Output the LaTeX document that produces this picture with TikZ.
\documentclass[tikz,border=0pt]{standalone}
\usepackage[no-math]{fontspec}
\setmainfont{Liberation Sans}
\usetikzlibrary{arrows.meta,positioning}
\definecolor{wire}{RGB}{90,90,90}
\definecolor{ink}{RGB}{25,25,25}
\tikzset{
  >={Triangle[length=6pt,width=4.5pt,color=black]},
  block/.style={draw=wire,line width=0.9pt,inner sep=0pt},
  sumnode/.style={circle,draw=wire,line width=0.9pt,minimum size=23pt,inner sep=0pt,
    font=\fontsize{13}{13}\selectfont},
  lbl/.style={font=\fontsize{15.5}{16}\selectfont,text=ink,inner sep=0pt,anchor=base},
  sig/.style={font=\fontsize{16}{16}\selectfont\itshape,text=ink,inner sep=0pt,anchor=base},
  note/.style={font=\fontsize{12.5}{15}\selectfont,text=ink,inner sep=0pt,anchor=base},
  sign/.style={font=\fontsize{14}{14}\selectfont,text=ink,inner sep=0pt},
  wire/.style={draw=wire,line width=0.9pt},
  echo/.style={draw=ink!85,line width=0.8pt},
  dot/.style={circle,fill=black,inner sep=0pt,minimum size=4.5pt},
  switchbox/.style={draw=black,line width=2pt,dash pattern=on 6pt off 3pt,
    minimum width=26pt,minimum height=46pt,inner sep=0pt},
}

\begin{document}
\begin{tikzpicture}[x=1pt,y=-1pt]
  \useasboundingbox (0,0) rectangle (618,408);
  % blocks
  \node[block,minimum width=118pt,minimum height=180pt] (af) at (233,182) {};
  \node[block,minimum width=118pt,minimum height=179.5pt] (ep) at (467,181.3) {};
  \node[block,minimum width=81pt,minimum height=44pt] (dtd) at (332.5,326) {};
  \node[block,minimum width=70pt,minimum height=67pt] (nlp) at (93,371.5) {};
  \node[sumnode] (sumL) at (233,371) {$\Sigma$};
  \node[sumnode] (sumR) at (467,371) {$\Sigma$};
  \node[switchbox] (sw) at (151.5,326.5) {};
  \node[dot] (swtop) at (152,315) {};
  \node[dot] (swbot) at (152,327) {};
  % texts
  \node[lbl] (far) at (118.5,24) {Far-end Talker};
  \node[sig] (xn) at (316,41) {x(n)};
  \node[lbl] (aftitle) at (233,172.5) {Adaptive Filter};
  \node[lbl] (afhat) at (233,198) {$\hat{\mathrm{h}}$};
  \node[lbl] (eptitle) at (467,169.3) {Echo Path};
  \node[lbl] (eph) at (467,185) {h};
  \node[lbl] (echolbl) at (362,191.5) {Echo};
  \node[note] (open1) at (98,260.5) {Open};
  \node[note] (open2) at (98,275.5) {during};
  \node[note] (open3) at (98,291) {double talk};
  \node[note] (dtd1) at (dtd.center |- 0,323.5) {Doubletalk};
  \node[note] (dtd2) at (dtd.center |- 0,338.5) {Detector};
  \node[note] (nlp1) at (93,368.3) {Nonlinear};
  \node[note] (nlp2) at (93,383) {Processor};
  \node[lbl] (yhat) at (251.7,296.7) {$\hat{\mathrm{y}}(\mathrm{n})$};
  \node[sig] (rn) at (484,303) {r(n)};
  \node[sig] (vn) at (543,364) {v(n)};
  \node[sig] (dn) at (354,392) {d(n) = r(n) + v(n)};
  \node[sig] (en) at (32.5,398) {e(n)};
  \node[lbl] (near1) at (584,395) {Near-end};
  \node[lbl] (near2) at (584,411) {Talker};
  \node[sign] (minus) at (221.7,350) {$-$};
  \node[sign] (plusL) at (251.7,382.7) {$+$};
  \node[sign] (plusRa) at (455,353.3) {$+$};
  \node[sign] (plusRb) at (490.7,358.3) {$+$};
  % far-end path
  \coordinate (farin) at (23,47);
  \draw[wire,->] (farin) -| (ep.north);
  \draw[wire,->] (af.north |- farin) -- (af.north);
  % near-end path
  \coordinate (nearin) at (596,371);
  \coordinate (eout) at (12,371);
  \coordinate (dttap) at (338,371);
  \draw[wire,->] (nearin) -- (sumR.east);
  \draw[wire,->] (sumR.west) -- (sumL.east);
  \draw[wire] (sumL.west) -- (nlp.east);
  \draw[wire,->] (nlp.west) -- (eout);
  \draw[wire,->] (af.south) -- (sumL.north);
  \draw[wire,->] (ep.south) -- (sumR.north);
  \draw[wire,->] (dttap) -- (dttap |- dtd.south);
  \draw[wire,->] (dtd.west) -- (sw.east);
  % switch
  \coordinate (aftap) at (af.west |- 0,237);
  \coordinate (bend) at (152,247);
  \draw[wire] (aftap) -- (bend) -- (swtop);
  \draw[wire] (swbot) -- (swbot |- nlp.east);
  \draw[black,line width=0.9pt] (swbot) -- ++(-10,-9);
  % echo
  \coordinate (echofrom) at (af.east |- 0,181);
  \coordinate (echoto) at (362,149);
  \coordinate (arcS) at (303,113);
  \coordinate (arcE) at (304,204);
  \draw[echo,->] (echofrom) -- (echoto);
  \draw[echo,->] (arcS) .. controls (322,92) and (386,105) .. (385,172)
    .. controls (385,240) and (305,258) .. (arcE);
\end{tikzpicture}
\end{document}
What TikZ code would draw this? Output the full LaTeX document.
§
▶ _WHAT YOU HAVE TO DO_:
Extract all of the data above without altering anything.

▶ _SOLUTION TO THE EXERCISE_:
Output the LaTeX document that produces this picture with TikZ.
\documentclass[tikz,border=0pt]{standalone}
\usepackage[no-math]{fontspec}
\setmainfont{Liberation Sans}
\usetikzlibrary{arrows.meta,positioning}
\definecolor{wire}{RGB}{90,90,90}
\definecolor{ink}{RGB}{25,25,25}
\tikzset{
  >={Triangle[length=6pt,width=4.5pt,color=black]},
  block/.style={draw=wire,line width=0.9pt,inner sep=0pt},
  sumnode/.style={circle,draw=wire,line width=0.9pt,minimum size=23pt,inner sep=0pt,
    font=\fontsize{13}{13}\selectfont},
  lbl/.style={font=\fontsize{15.5}{16}\selectfont,text=ink,inner sep=0pt,anchor=base},
  sig/.style={font=\fontsize{16}{16}\selectfont\itshape,text=ink,inner sep=0pt,anchor=base},
  note/.style={font=\fontsize{12.5}{15}\selectfont,text=ink,inner sep=0pt,anchor=base},
  sign/.style={font=\fontsize{14}{14}\selectfont,text=ink,inner sep=0pt},
  wire/.style={draw=wire,line width=0.9pt},
  echo/.style={draw=ink!85,line width=0.8pt},
  dot/.style={circle,fill=black,inner sep=0pt,minimum size=4.5pt},
  switchbox/.style={draw=black,line width=2pt,dash pattern=on 6pt off 3pt,
    minimum width=26pt,minimum height=46pt,inner sep=0pt},
}

\begin{document}
\begin{tikzpicture}[x=1pt,y=-1pt]
  \useasboundingbox (0,0) rectangle (618,408);
  % blocks
  \node[block,minimum width=118pt,minimum height=180pt] (af) at (233,182) {};
  \node[block,minimum width=118pt,minimum height=179.5pt] (ep) at (467,181.3) {};
  \node[block,minimum width=81pt,minimum height=44pt] (dtd) at (332.5,326) {};
  \node[block,minimum width=70pt,minimum height=67pt] (nlp) at (93,371.5) {};
  \node[sumnode] (sumL) at (233,371) {$\Sigma$};
  \node[sumnode] (sumR) at (467,371) {$\Sigma$};
  \node[switchbox] (sw) at (151.5,326.5) {};
  \node[dot] (swtop) at (152,315) {};
  \node[dot] (swbot) at (152,327) {};
  % texts
  \node[lbl] (far) at (118.5,24) {Far-end Talker};
  \node[sig] (xn) at (316,41) {x(n)};
  \node[lbl] (aftitle) at (233,172.5) {Adaptive Filter};
  \node[lbl] (afhat) at (233,198) {$\hat{\mathrm{h}}$};
  \node[lbl] (eptitle) at (467,169.3) {Echo Path};
  \node[lbl] (eph) at (467,185) {h};
  \node[lbl] (echolbl) at (362,191.5) {Echo};
  \node[note] (open1) at (98,260.5) {Open};
  \node[note] (open2) at (98,275.5) {during};
  \node[note] (open3) at (98,291) {double talk};
  \node[note] (dtd1) at (dtd.center |- 0,323.5) {Doubletalk};
  \node[note] (dtd2) at (dtd.center |- 0,338.5) {Detector};
  \node[note] (nlp1) at (93,368.3) {Nonlinear};
  \node[note] (nlp2) at (93,383) {Processor};
  \node[lbl] (yhat) at (251.7,296.7) {$\hat{\mathrm{y}}(\mathrm{n})$};
  \node[sig] (rn) at (484,303) {r(n)};
  \node[sig] (vn) at (543,364) {v(n)};
  \node[sig] (dn) at (354,392) {d(n) = r(n) + v(n)};
  \node[sig] (en) at (32.5,398) {e(n)};
  \node[lbl] (near1) at (584,395) {Near-end};
  \node[lbl] (near2) at (584,411) {Talker};
  \node[sign] (minus) at (221.7,350) {$-$};
  \node[sign] (plusL) at (251.7,382.7) {$+$};
  \node[sign] (plusRa) at (455,353.3) {$+$};
  \node[sign] (plusRb) at (490.7,358.3) {$+$};
  % far-end path
  \coordinate (farin) at (23,47);
  \draw[wire,->] (farin) -| (ep.north);
  \draw[wire,->] (af.north |- farin) -- (af.north);
  % near-end path
  \coordinate (nearin) at (596,371);
  \coordinate (eout) at (12,371);
  \coordinate (dttap) at (338,371);
  \draw[wire,->] (nearin) -- (sumR.east);
  \draw[wire,->] (sumR.west) -- (sumL.east);
  \draw[wire] (sumL.west) -- (nlp.east);
  \draw[wire,->] (nlp.west) -- (eout);
  \draw[wire,->] (af.south) -- (sumL.north);
  \draw[wire,->] (ep.south) -- (sumR.north);
  \draw[wire,->] (dttap) -- (dttap |- dtd.south);
  \draw[wire,->] (dtd.west) -- (sw.east);
  % switch
  \coordinate (aftap) at (af.west |- 0,237);
  \coordinate (bend) at (152,247);
  \draw[wire] (aftap) -- (bend) -- (swtop);
  \draw[wire] (swbot) -- (swbot |- nlp.east);
  \draw[black,line width=0.9pt] (swbot) -- ++(-10,-9);
  % echo
  \coordinate (echofrom) at (af.east |- 0,181);
  \coordinate (echoto) at (362,149);
  \coordinate (arcS) at (303,113);
  \coordinate (arcE) at (304,204);
  \draw[echo,->] (echofrom) -- (echoto);
  \draw[echo,->] (arcS) .. controls (322,92) and (386,105) .. (385,172)
    .. controls (385,240) and (305,258) .. (arcE);
\end{tikzpicture}
\end{document}
What TikZ code would draw this? Output the full LaTeX document.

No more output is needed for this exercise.